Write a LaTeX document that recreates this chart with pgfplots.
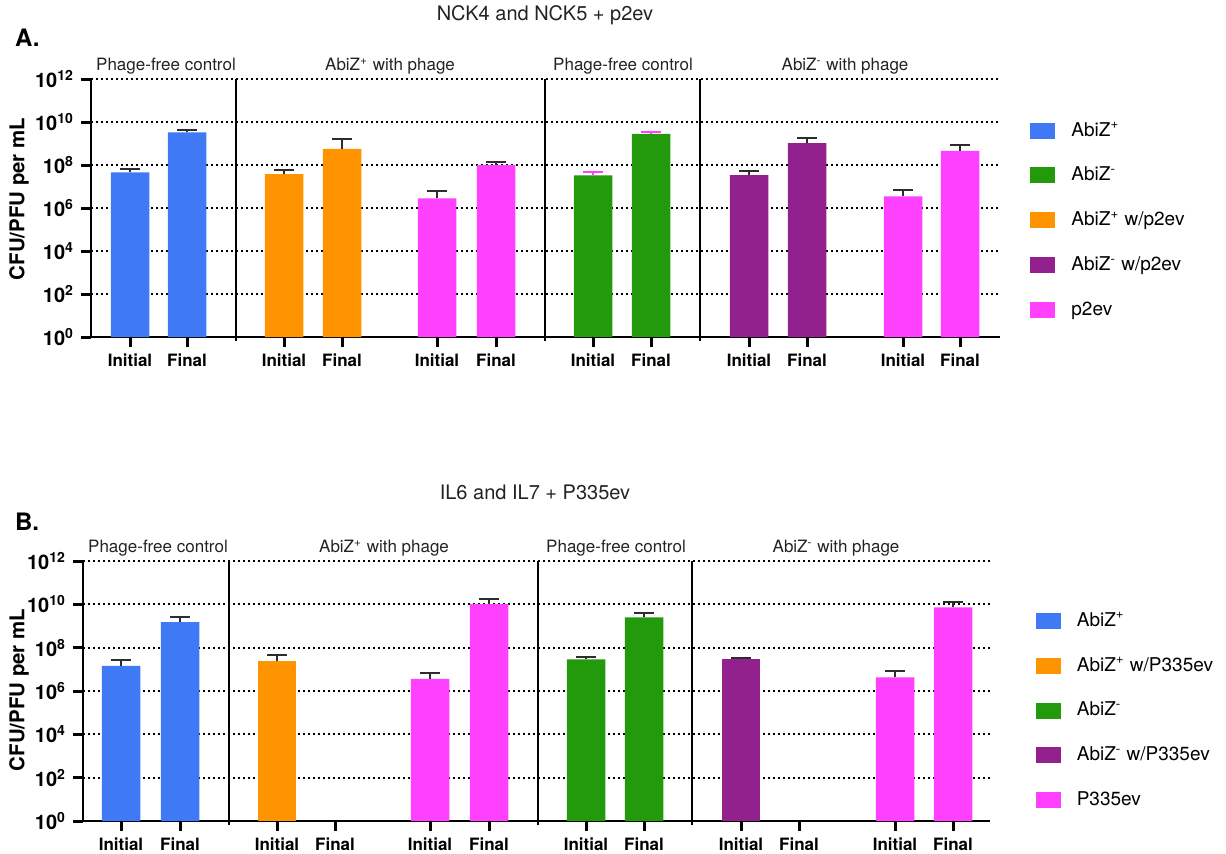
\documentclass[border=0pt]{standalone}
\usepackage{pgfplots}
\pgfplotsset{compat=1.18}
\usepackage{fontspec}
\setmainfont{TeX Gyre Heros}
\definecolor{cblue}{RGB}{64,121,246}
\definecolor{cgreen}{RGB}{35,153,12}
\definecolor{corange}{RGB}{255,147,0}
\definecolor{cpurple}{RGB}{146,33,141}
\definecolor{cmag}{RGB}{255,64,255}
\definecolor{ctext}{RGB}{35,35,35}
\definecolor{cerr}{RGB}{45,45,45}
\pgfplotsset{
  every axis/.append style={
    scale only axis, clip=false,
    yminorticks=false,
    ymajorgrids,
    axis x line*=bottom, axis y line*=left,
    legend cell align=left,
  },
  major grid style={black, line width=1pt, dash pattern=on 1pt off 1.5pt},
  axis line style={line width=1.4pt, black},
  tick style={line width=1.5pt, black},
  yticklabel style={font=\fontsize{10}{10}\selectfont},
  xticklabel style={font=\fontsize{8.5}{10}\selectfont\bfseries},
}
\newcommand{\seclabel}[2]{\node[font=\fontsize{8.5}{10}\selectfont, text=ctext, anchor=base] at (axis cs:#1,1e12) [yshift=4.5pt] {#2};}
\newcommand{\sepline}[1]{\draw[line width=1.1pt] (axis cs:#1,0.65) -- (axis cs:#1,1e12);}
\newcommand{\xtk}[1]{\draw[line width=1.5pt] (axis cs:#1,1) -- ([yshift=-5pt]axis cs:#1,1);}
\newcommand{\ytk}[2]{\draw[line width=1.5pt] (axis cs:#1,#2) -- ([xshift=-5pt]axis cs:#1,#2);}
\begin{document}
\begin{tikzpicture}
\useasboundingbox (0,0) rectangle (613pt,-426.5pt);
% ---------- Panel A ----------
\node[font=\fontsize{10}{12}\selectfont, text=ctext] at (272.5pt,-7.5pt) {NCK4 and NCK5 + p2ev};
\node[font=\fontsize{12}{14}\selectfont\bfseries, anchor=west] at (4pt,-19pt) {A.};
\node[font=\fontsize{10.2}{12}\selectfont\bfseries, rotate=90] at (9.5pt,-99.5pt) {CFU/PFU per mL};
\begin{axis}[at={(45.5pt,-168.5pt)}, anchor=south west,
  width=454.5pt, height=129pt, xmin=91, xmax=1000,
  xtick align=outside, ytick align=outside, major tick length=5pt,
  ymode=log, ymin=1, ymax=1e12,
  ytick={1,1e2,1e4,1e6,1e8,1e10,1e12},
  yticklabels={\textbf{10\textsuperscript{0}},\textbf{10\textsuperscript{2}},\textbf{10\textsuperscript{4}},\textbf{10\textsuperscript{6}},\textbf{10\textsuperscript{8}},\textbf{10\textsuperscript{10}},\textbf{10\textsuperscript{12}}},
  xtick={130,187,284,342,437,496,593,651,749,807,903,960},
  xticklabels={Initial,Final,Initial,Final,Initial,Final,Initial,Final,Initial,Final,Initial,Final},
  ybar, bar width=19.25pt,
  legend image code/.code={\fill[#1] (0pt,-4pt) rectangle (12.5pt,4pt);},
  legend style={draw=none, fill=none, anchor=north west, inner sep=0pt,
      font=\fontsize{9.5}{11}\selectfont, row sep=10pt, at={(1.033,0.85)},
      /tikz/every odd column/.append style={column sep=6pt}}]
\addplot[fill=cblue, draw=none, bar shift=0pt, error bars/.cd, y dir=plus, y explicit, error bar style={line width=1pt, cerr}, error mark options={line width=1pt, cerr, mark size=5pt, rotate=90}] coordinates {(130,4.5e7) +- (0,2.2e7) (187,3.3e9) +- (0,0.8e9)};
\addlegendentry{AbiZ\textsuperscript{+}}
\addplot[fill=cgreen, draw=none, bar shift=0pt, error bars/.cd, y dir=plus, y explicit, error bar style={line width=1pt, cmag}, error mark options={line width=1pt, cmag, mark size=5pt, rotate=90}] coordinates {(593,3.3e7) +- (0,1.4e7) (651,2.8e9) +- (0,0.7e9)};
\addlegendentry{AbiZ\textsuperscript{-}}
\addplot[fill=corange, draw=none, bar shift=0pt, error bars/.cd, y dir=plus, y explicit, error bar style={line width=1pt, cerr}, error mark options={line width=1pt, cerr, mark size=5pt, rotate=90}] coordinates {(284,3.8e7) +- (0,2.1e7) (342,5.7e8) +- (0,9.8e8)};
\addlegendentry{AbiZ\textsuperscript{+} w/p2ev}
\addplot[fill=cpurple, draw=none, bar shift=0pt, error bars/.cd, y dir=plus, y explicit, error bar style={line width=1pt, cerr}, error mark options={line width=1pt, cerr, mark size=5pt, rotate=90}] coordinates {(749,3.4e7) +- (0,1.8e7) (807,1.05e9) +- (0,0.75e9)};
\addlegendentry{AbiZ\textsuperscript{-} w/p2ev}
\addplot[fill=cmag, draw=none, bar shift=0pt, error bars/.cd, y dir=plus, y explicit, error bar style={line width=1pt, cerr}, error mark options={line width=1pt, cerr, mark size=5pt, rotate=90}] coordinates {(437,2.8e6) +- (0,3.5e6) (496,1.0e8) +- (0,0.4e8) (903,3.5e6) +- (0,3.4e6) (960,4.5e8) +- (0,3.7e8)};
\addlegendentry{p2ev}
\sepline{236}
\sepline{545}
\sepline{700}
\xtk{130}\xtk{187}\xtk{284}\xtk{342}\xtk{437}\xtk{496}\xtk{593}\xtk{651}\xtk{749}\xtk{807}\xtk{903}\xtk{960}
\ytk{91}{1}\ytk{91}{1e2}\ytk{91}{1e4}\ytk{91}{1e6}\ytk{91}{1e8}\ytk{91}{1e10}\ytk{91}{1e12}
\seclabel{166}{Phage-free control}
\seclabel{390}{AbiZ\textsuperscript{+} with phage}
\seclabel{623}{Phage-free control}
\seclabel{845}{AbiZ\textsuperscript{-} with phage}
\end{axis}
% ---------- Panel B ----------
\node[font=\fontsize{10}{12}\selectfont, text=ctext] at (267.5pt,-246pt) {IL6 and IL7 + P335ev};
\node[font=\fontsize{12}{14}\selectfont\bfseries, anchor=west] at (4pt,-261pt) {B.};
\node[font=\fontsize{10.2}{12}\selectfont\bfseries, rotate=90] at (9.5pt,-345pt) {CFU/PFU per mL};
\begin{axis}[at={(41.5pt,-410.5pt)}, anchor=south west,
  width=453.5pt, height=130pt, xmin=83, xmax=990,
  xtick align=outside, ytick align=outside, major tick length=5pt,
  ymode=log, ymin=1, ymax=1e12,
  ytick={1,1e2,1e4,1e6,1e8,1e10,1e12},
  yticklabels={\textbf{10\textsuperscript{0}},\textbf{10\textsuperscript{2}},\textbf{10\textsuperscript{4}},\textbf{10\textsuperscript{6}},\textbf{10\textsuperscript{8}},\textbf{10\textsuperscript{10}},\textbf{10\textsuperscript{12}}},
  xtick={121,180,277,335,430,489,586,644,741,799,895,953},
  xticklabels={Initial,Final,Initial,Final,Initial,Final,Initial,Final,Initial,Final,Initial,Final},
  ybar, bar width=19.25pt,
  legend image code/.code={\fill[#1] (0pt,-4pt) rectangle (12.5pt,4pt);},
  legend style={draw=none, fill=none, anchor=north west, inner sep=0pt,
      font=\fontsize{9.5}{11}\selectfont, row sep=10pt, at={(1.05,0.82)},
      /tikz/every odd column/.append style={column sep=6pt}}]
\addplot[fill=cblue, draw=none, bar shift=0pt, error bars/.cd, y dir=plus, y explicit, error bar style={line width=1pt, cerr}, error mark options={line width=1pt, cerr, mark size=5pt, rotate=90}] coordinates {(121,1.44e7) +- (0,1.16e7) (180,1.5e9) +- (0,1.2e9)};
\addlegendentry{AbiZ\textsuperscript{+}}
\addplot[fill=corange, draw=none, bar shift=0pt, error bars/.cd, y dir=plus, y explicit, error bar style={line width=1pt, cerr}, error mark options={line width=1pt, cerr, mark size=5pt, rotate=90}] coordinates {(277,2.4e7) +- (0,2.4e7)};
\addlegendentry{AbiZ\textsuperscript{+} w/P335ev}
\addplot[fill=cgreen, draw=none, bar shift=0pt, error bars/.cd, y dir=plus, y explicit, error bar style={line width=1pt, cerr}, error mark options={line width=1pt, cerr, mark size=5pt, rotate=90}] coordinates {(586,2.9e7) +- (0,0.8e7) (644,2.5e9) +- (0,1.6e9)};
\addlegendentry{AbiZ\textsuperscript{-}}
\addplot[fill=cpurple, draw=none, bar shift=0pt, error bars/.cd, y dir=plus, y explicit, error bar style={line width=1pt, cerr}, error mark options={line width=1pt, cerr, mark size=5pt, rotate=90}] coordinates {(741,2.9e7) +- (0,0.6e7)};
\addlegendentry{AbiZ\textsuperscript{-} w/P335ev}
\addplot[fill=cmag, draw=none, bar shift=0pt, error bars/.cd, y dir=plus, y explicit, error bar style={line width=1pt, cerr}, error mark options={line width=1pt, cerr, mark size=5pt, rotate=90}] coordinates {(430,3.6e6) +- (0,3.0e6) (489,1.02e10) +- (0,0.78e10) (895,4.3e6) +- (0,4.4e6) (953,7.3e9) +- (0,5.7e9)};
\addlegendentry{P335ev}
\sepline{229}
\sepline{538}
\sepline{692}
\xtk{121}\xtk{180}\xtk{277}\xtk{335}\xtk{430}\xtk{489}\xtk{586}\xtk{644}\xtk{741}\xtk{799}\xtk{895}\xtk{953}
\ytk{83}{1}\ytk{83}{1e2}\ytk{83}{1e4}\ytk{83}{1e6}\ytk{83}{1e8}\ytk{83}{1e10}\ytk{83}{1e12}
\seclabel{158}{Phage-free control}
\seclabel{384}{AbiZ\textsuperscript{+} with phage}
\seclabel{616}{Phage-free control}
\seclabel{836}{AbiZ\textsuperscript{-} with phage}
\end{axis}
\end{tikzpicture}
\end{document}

------------

STATED PROBLEM:
Each line above that holds the string "with" should be copied and shown.

EXERCISE RESULT:
Write a LaTeX document that recreates this chart with pgfplots.
\seclabel{390}{AbiZ\textsuperscript{+} with phage}
\seclabel{845}{AbiZ\textsuperscript{-} with phage}
\seclabel{384}{AbiZ\textsuperscript{+} with phage}
\seclabel{836}{AbiZ\textsuperscript{-} with phage}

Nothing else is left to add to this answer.